**EXERCISE OBJECTIVE**. Give the data below again exactly as written, without its pictures.
───
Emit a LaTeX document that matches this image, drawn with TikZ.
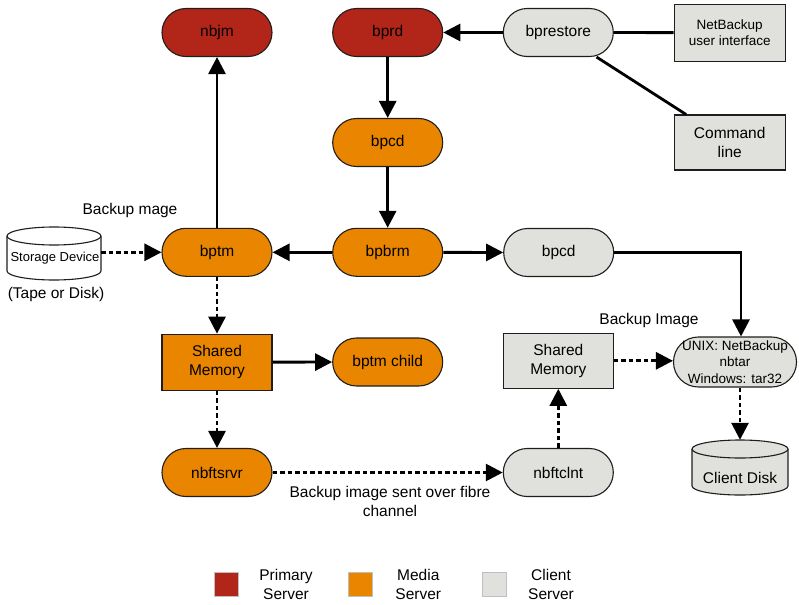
\documentclass[tikz,border=0pt]{standalone}
\usepackage{fontspec}
\setmainfont{Liberation Sans}
\usetikzlibrary{arrows.meta,calc}
\definecolor{prim}{HTML}{B22519}
\definecolor{media}{HTML}{EA8500}
\definecolor{cli}{HTML}{E0E0DC}
\definecolor{bord}{HTML}{1E1E1E}
\begin{document}
\begin{tikzpicture}[x=1pt,y=-1pt,
  every node/.style={font=\fontsize{15.5}{19}\selectfont, inner sep=0pt, align=center},
  pill/.style={rectangle, rounded corners=23.9pt, draw=bord, line width=1.1pt, minimum width=110pt, minimum height=48pt},
  box/.style={rectangle, draw=bord, line width=1.1pt, minimum width=110pt, minimum height=56pt},
  small/.style={font=\fontsize{13.5}{16.5}\selectfont},
  conn/.style={line width=2.8pt, -{Triangle[length=17pt,width=17pt]}},
  dconn/.style={conn, dash pattern=on 4.5pt off 3pt},
  plain/.style={line width=2.8pt},
  cyl/.style={draw=bord, line width=1.1pt},
  legsq/.style={rectangle, draw=black!25, line width=0.8pt, minimum size=24pt},
]
\useasboundingbox (0,0) rectangle (799,604);

% storage cylinder
\node[minimum width=94pt, minimum height=53pt] (storage) at (54,253.5) {};
\path[fill=white] (7,236) rectangle (101,271);
\path[fill=white] (54,271) ellipse[x radius=47pt, y radius=9pt];
\draw[cyl] (7,236) -- (7,271) arc[start angle=180, end angle=360, x radius=47pt, y radius=9pt] -- (101,236);
\draw[cyl, fill=white] (54,236) ellipse[x radius=47pt, y radius=9pt];
\node[font=\fontsize{13}{16}\selectfont] (storagelbl) at (55,258) {Storage Device};
\node (tape) at (56,294) {(Tape or Disk)};

% client disk cylinder
\node[minimum width=96pt, minimum height=55pt] (disk) at (740,467.5) {};
\path[fill=cli] (692,449) rectangle (788,486);
\path[fill=cli] (740,486) ellipse[x radius=48pt, y radius=9pt];
\draw[cyl] (692,449) -- (692,486) arc[start angle=180, end angle=360, x radius=48pt, y radius=9pt] -- (788,449);
\draw[cyl, fill=cli] (740,449) ellipse[x radius=48pt, y radius=9pt];
\node (disklbl) at (740,478) {Client Disk};

% nodes
\node[pill, fill=prim] (nbjm) at (217,32.5) {nbjm};
\node[pill, fill=prim] (bprd) at (387.7,32.5) {bprd};
\node[pill, fill=cli] (bprestore) at (558.3,32.5) {bprestore};
\node[box, fill=cli, small, minimum width=111pt, minimum height=57pt] (nbui) at (729.7,32.7) {NetBackup\\user interface};
\node[box, fill=cli, minimum width=111pt, minimum height=55pt] (cmd) at (729.7,142.5) {Command\\line};
\node[pill, fill=media] (bpcd1) at (387.7,142.5) {bpcd};
\node[pill, fill=media] (bptm) at (217,252.3) {bptm};
\node[pill, fill=media] (bpbrm) at (387.7,252.3) {bpbrm};
\node[pill, fill=cli] (bpcd2) at (558.7,252.5) {bpcd};
\node[box, fill=media] (shm1) at (217,362.2) {Shared\\Memory};
\node[pill, fill=media] (child) at (387.7,362) {bptm child};
\node[box, fill=cli, minimum height=55pt] (shm2) at (558.3,360.8) {Shared\\Memory};
\node[pill, fill=cli, small, rounded corners=24.9pt, minimum width=123pt, minimum height=50pt] (unix) at (735,362) {UNIX: NetBackup\\nbtar\\Windows: tar32};
\node[pill, fill=media] (nbftsrvr) at (217,472.5) {nbftsrvr};
\node[pill, fill=cli] (nbftclnt) at (558.3,472.5) {nbftclnt};

% labels
\node (lblA) at (130,210) {Backup mage};
\node (lblB) at (649,320) {Backup Image};
\node (lblC) at (390,501) {Backup image sent over fibre\\channel};

% connectors
\draw[conn] (bptm) -- (nbjm);
\draw[conn] (bprestore) -- (bprd);
\draw[conn] (bprd) -- (bpcd1);
\draw[conn] (bpcd1) -- (bpbrm);
\draw[conn] (bpbrm) -- (bptm);
\draw[conn] (bpbrm) -- (bpcd2);
\coordinate (turn) at (741,252.5);
\draw[conn] (bpcd2.east) -- (turn) -- (turn |- unix.north);
\draw[plain] (bprestore) -- (nbui);
\draw[plain] (bprestore) -- (cmd);
\draw[dconn] (storage.east |- bptm.west) -- (bptm.west);
\draw[dconn] (bptm) -- (shm1);
\draw[conn] (shm1) -- (child);
\draw[dconn] (shm1) -- (nbftsrvr);
\draw[dconn] (nbftsrvr) -- (nbftclnt);
\draw[dconn] (nbftclnt) -- (shm2);
\draw[dconn] (shm2.east) -- (shm2.east -| unix.west);
\draw[dconn] (unix.south -| disk.north) -- (disk.north);

% legend
\node[legsq, fill=prim] (legP) at (226,584.7) {};
\node (legPt) at (286,584) {Primary\\Server};
\node[legsq, fill=media] (legM) at (360,584.7) {};
\node (legMt) at (418.3,584) {Media\\Server};
\node[legsq, fill=cli] (legC) at (494.5,584.7) {};
\node (legCt) at (551,584) {Client\\Server};
\end{tikzpicture}
\end{document}
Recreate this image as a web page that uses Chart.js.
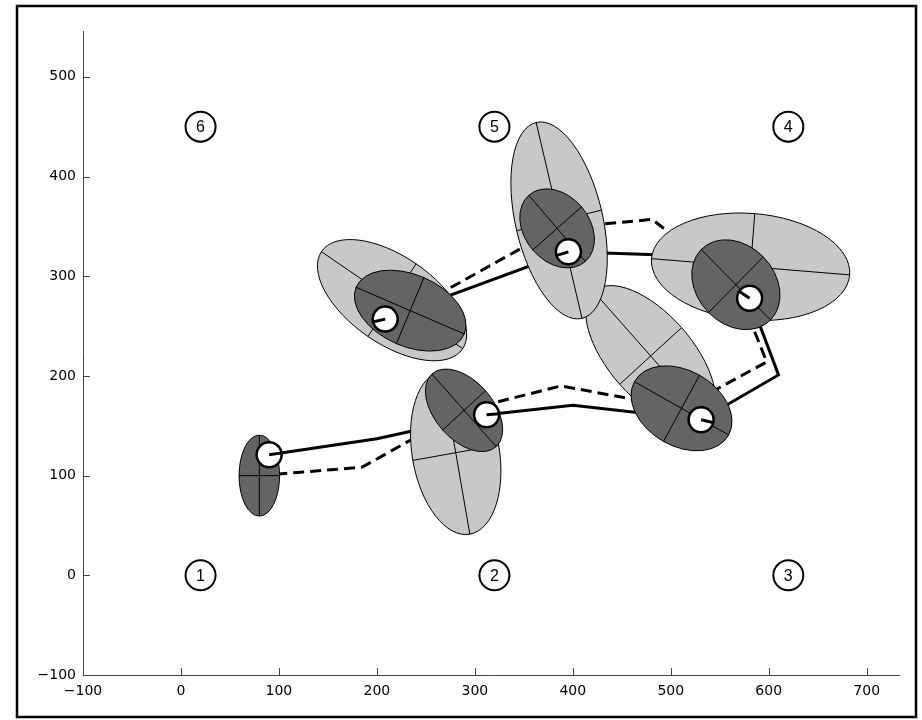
───
**CORRECT RESPONSE**.
Emit a LaTeX document that matches this image, drawn with TikZ.
\documentclass[tikz,border=0pt]{standalone}
\usepackage{fontspec}
\setmainfont{Liberation Sans}
\usetikzlibrary{arrows.meta,calc}
\definecolor{prim}{HTML}{B22519}
\definecolor{media}{HTML}{EA8500}
\definecolor{cli}{HTML}{E0E0DC}
\definecolor{bord}{HTML}{1E1E1E}
\begin{document}
\begin{tikzpicture}[x=1pt,y=-1pt,
  every node/.style={font=\fontsize{15.5}{19}\selectfont, inner sep=0pt, align=center},
  pill/.style={rectangle, rounded corners=23.9pt, draw=bord, line width=1.1pt, minimum width=110pt, minimum height=48pt},
  box/.style={rectangle, draw=bord, line width=1.1pt, minimum width=110pt, minimum height=56pt},
  small/.style={font=\fontsize{13.5}{16.5}\selectfont},
  conn/.style={line width=2.8pt, -{Triangle[length=17pt,width=17pt]}},
  dconn/.style={conn, dash pattern=on 4.5pt off 3pt},
  plain/.style={line width=2.8pt},
  cyl/.style={draw=bord, line width=1.1pt},
  legsq/.style={rectangle, draw=black!25, line width=0.8pt, minimum size=24pt},
]
\useasboundingbox (0,0) rectangle (799,604);

% storage cylinder
\node[minimum width=94pt, minimum height=53pt] (storage) at (54,253.5) {};
\path[fill=white] (7,236) rectangle (101,271);
\path[fill=white] (54,271) ellipse[x radius=47pt, y radius=9pt];
\draw[cyl] (7,236) -- (7,271) arc[start angle=180, end angle=360, x radius=47pt, y radius=9pt] -- (101,236);
\draw[cyl, fill=white] (54,236) ellipse[x radius=47pt, y radius=9pt];
\node[font=\fontsize{13}{16}\selectfont] (storagelbl) at (55,258) {Storage Device};
\node (tape) at (56,294) {(Tape or Disk)};

% client disk cylinder
\node[minimum width=96pt, minimum height=55pt] (disk) at (740,467.5) {};
\path[fill=cli] (692,449) rectangle (788,486);
\path[fill=cli] (740,486) ellipse[x radius=48pt, y radius=9pt];
\draw[cyl] (692,449) -- (692,486) arc[start angle=180, end angle=360, x radius=48pt, y radius=9pt] -- (788,449);
\draw[cyl, fill=cli] (740,449) ellipse[x radius=48pt, y radius=9pt];
\node (disklbl) at (740,478) {Client Disk};

% nodes
\node[pill, fill=prim] (nbjm) at (217,32.5) {nbjm};
\node[pill, fill=prim] (bprd) at (387.7,32.5) {bprd};
\node[pill, fill=cli] (bprestore) at (558.3,32.5) {bprestore};
\node[box, fill=cli, small, minimum width=111pt, minimum height=57pt] (nbui) at (729.7,32.7) {NetBackup\\user interface};
\node[box, fill=cli, minimum width=111pt, minimum height=55pt] (cmd) at (729.7,142.5) {Command\\line};
\node[pill, fill=media] (bpcd1) at (387.7,142.5) {bpcd};
\node[pill, fill=media] (bptm) at (217,252.3) {bptm};
\node[pill, fill=media] (bpbrm) at (387.7,252.3) {bpbrm};
\node[pill, fill=cli] (bpcd2) at (558.7,252.5) {bpcd};
\node[box, fill=media] (shm1) at (217,362.2) {Shared\\Memory};
\node[pill, fill=media] (child) at (387.7,362) {bptm child};
\node[box, fill=cli, minimum height=55pt] (shm2) at (558.3,360.8) {Shared\\Memory};
\node[pill, fill=cli, small, rounded corners=24.9pt, minimum width=123pt, minimum height=50pt] (unix) at (735,362) {UNIX: NetBackup\\nbtar\\Windows: tar32};
\node[pill, fill=media] (nbftsrvr) at (217,472.5) {nbftsrvr};
\node[pill, fill=cli] (nbftclnt) at (558.3,472.5) {nbftclnt};

% labels
\node (lblA) at (130,210) {Backup mage};
\node (lblB) at (649,320) {Backup Image};
\node (lblC) at (390,501) {Backup image sent over fibre\\channel};

% connectors
\draw[conn] (bptm) -- (nbjm);
\draw[conn] (bprestore) -- (bprd);
\draw[conn] (bprd) -- (bpcd1);
\draw[conn] (bpcd1) -- (bpbrm);
\draw[conn] (bpbrm) -- (bptm);
\draw[conn] (bpbrm) -- (bpcd2);
\coordinate (turn) at (741,252.5);
\draw[conn] (bpcd2.east) -- (turn) -- (turn |- unix.north);
\draw[plain] (bprestore) -- (nbui);
\draw[plain] (bprestore) -- (cmd);
\draw[dconn] (storage.east |- bptm.west) -- (bptm.west);
\draw[dconn] (bptm) -- (shm1);
\draw[conn] (shm1) -- (child);
\draw[dconn] (shm1) -- (nbftsrvr);
\draw[dconn] (nbftsrvr) -- (nbftclnt);
\draw[dconn] (nbftclnt) -- (shm2);
\draw[dconn] (shm2.east) -- (shm2.east -| unix.west);
\draw[dconn] (unix.south -| disk.north) -- (disk.north);

% legend
\node[legsq, fill=prim] (legP) at (226,584.7) {};
\node (legPt) at (286,584) {Primary\\Server};
\node[legsq, fill=media] (legM) at (360,584.7) {};
\node (legMt) at (418.3,584) {Media\\Server};
\node[legsq, fill=cli] (legC) at (494.5,584.7) {};
\node (legCt) at (551,584) {Client\\Server};
\end{tikzpicture}
\end{document}
Recreate this image as a web page that uses Chart.js.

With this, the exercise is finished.